I'm happy to not mix compiler types personally.

isuruf commented 11 months ago

Compilers like clang and gcc are usually okay to mix whereas the C++ standard library is not. Clang on Linux defaults to libstdc++ and it's okay as long as they both use libstdc++.

I agree that we should check the C++ standard library, but the compiler itself is not a huge issue.

PS: Let me just mention this comment about ABI compatibility from another project here since it nicely makes a point about pitfalls: (https://github.com/wjakob/nanobind/discussions/374#discussioncomment-7693236)

Isn't that precisely because of NB_COMPILER_TYPE or PYBIND11_COMPILER_TYPE specifically?

wjakob commented 10 months ago

Hi @isuruf, @beckermr, and @rwgk,

I had a bit of time look a bit into C++ ABI stability in the last few days. I think that I am too paranoid after having been repeatedly bitten by this some years ago. It seems that basically all the three main compiler tools (GCC, Clang, MSVC) have started taking ABI stability seriously at some point in the last years and there haven't been major breaks since then.

So I'm open to making a change here that allows interoperability between more extensions built with different compilers. But let's get it right and make something that we hopefully won't have to tweak retroactively because the criterion turns out to be too loose and, e.g., and ancient GCC/Clang version turns out to not be ABI-compatible after all.

I agree that mixing compilers should be okay, and that it's rather the C++ library (libstdc++ vs libc++) that is a potential issue.

One important think to keep in mind (@rwgk) is that a change here is itself an ABI break, of pybind11. Modifying the PYBIND11_BUILD_ABI string means that the extension is now isolated from all other extensions previously built with a different PYBIND11_BUILD_ABI string. So we should put this change into a larger release that bundles accumulated ABI-breaking commits.

(I also plan to add whatever we converge upon to nanobind so that these two projects are consistent.)

wjakob commented 10 months ago

One more thing: this commit identifies a few discrete points where a __GXX_ABI_VERSION change was associated with breakage, like the transition to C++11, or how exceptions are represented and propagated at the ABI level.
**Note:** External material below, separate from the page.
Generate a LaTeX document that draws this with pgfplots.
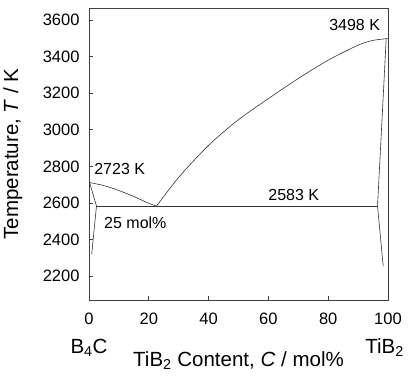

But this is all very GCC specific. What about Clang? If we change the PYBIND11_BUILD_ABI, we should get this 100% right and the solve issue once and for all -- and that means thinking about all compilers used to compile this project.

rwgk commented 10 months ago

One important think to keep in mind (@rwgk) is that a change here is itself an ABI break, of pybind11.

With respect to #4779 (merged already) & #4953 (pending):

Before we merged #4779 we discussed the ABI break aspect, and accepted that as a necessary step to get to safety.

We have not made a release yet after #4779 was merged, so we still have an opportunity to refine the change under #4953.

If we change the PYBIND11_BUILD_ABI, we should get this 100% right and the solve issue once and for all

The major platforms (MSVC, g++, clang) are independent (AFAICT), I believe it might be more practical to focus on one platform at a time (unless we get more people involved). The released state for g++ and clang is pretty good, while it is very unsafe for MSVC.